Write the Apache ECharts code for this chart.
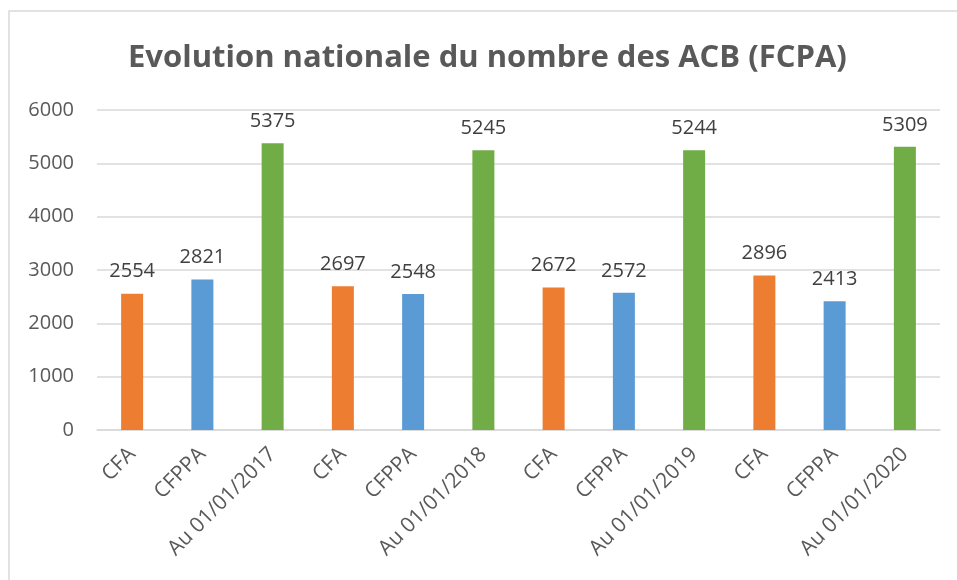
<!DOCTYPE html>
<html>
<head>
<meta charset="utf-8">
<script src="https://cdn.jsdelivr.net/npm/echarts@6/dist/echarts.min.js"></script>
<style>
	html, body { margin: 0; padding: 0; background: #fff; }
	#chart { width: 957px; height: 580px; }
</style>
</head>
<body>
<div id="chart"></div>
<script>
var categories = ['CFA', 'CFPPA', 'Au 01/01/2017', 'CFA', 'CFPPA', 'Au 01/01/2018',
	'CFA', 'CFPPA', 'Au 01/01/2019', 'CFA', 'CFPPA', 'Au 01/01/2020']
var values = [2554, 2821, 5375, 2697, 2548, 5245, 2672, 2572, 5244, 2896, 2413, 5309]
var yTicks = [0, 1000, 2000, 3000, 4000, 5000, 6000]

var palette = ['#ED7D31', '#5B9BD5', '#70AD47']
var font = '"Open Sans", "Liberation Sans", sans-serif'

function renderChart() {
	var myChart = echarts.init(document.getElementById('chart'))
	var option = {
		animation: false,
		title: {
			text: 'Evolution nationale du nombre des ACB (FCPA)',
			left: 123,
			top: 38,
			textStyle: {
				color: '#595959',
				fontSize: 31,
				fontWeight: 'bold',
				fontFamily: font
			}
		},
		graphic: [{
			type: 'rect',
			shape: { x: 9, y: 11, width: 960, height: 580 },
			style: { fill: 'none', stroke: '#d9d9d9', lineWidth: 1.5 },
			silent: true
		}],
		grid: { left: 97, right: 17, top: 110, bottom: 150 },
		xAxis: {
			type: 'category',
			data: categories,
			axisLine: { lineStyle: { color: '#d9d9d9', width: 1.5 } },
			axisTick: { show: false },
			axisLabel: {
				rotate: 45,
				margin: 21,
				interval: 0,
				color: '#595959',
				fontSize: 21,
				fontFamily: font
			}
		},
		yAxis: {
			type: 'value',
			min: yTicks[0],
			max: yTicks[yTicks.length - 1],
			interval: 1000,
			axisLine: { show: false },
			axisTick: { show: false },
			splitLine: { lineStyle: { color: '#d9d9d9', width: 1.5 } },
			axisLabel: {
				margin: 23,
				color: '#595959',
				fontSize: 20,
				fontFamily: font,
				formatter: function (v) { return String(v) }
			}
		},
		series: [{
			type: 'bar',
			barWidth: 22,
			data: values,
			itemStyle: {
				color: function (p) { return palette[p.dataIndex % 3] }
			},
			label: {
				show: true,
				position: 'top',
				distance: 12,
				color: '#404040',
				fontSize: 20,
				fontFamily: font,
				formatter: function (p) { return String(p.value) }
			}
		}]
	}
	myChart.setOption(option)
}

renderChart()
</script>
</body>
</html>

## Job
Copy the material above exactly and drop the pictures.

## Correct result
Write the Apache ECharts code for this chart.
<!DOCTYPE html>
<html>
<head>
<meta charset="utf-8">
<script src="https://cdn.jsdelivr.net/npm/echarts@6/dist/echarts.min.js"></script>
<style>
	html, body { margin: 0; padding: 0; background: #fff; }
	#chart { width: 957px; height: 580px; }
</style>
</head>
<body>
<div id="chart"></div>
<script>
var categories = ['CFA', 'CFPPA', 'Au 01/01/2017', 'CFA', 'CFPPA', 'Au 01/01/2018',
	'CFA', 'CFPPA', 'Au 01/01/2019', 'CFA', 'CFPPA', 'Au 01/01/2020']
var values = [2554, 2821, 5375, 2697, 2548, 5245, 2672, 2572, 5244, 2896, 2413, 5309]
var yTicks = [0, 1000, 2000, 3000, 4000, 5000, 6000]

var palette = ['#ED7D31', '#5B9BD5', '#70AD47']
var font = '"Open Sans", "Liberation Sans", sans-serif'

function renderChart() {
	var myChart = echarts.init(document.getElementById('chart'))
	var option = {
		animation: false,
		title: {
			text: 'Evolution nationale du nombre des ACB (FCPA)',
			left: 123,
			top: 38,
			textStyle: {
				color: '#595959',
				fontSize: 31,
				fontWeight: 'bold',
				fontFamily: font
			}
		},
		graphic: [{
			type: 'rect',
			shape: { x: 9, y: 11, width: 960, height: 580 },
			style: { fill: 'none', stroke: '#d9d9d9', lineWidth: 1.5 },
			silent: true
		}],
		grid: { left: 97, right: 17, top: 110, bottom: 150 },
		xAxis: {
			type: 'category',
			data: categories,
			axisLine: { lineStyle: { color: '#d9d9d9', width: 1.5 } },
			axisTick: { show: false },
			axisLabel: {
				rotate: 45,
				margin: 21,
				interval: 0,
				color: '#595959',
				fontSize: 21,
				fontFamily: font
			}
		},
		yAxis: {
			type: 'value',
			min: yTicks[0],
			max: yTicks[yTicks.length - 1],
			interval: 1000,
			axisLine: { show: false },
			axisTick: { show: false },
			splitLine: { lineStyle: { color: '#d9d9d9', width: 1.5 } },
			axisLabel: {
				margin: 23,
				color: '#595959',
				fontSize: 20,
				fontFamily: font,
				formatter: function (v) { return String(v) }
			}
		},
		series: [{
			type: 'bar',
			barWidth: 22,
			data: values,
			itemStyle: {
				color: function (p) { return palette[p.dataIndex % 3] }
			},
			label: {
				show: true,
				position: 'top',
				distance: 12,
				color: '#404040',
				fontSize: 20,
				fontFamily: font,
				formatter: function (p) { return String(p.value) }
			}
		}]
	}
	myChart.setOption(option)
}

renderChart()
</script>
</body>
</html>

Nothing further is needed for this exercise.